Stored items from a collection

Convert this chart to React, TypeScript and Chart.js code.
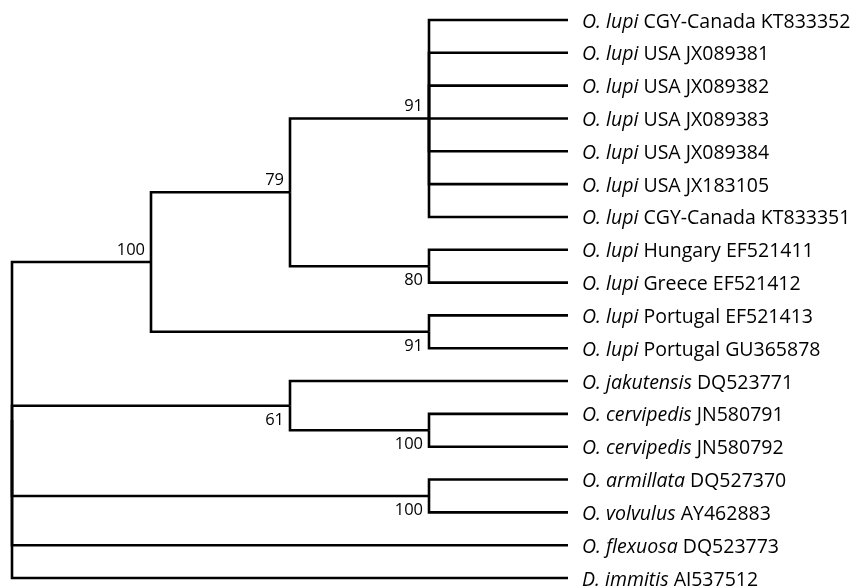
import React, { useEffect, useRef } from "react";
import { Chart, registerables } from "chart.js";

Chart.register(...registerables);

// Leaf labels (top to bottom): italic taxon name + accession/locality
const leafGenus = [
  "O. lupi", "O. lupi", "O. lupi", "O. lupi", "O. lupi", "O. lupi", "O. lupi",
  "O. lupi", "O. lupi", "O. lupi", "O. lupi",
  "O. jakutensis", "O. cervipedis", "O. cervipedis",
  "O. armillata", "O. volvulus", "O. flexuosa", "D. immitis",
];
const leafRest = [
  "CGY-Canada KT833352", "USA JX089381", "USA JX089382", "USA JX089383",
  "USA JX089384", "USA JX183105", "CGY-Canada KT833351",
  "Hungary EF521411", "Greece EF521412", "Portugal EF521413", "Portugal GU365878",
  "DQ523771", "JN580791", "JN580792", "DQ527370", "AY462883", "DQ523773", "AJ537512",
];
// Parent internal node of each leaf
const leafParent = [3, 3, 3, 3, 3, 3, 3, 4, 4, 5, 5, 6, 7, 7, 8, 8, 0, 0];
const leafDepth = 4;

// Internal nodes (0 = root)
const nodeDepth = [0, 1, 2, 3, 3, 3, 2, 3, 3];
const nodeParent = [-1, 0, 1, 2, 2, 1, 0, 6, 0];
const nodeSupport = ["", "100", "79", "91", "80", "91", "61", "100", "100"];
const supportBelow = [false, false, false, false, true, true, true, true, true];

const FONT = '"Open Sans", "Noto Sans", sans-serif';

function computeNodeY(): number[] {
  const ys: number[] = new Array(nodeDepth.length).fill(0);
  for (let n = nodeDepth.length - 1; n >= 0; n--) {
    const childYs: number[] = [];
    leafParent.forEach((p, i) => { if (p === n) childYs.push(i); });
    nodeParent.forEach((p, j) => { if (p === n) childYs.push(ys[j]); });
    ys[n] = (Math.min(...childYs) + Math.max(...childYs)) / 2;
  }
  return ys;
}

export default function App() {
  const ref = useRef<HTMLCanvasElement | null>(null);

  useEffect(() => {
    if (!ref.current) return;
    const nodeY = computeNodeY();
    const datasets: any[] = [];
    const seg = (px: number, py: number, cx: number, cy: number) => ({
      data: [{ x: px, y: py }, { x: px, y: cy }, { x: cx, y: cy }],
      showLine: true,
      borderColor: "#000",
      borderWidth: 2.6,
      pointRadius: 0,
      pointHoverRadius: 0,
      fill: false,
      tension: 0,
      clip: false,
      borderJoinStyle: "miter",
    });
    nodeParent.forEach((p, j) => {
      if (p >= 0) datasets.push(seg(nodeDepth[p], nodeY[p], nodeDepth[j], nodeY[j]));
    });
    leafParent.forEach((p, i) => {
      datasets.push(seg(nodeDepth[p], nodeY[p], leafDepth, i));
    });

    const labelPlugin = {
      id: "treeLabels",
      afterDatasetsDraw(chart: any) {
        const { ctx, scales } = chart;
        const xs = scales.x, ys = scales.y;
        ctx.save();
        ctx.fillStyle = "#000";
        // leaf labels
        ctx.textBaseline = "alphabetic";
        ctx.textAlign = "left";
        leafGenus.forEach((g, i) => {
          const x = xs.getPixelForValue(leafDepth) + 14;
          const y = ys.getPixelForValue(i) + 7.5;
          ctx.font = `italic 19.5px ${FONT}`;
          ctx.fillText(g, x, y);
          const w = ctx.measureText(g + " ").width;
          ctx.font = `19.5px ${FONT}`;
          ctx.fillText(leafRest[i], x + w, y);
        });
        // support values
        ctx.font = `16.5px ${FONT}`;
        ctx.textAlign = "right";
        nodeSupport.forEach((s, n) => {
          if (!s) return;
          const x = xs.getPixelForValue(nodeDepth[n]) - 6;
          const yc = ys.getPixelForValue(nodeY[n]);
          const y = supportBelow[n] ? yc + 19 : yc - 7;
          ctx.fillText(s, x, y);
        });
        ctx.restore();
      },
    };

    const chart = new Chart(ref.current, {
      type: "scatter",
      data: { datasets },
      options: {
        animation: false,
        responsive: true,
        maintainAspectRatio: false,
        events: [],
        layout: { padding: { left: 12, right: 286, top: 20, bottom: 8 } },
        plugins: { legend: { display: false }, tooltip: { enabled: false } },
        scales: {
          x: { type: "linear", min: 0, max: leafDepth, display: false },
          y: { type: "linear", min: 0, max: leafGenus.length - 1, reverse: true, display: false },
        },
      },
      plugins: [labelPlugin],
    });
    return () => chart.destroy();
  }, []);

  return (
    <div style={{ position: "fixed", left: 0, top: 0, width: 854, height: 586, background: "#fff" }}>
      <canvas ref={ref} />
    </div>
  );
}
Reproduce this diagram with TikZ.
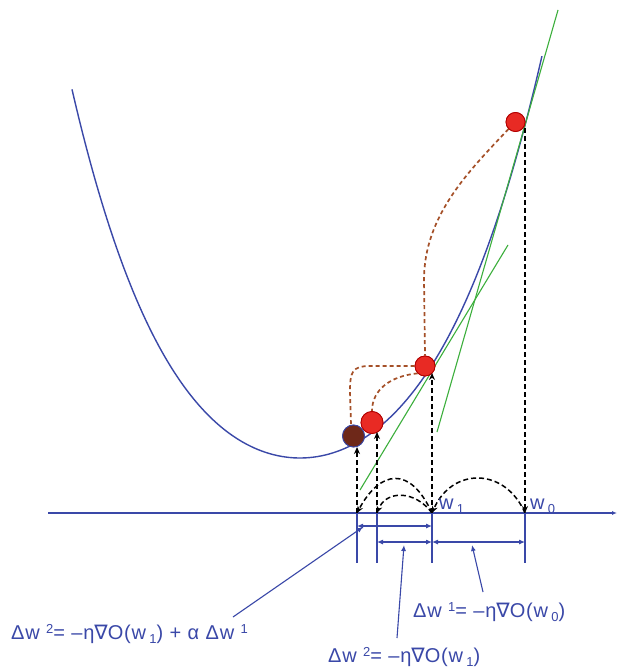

● **Task objective**: Show the lines from the data above that contain the string "React".

● **Full output**:
Convert this chart to React, TypeScript and Chart.js code.
import React, { useEffect, useRef } from "react";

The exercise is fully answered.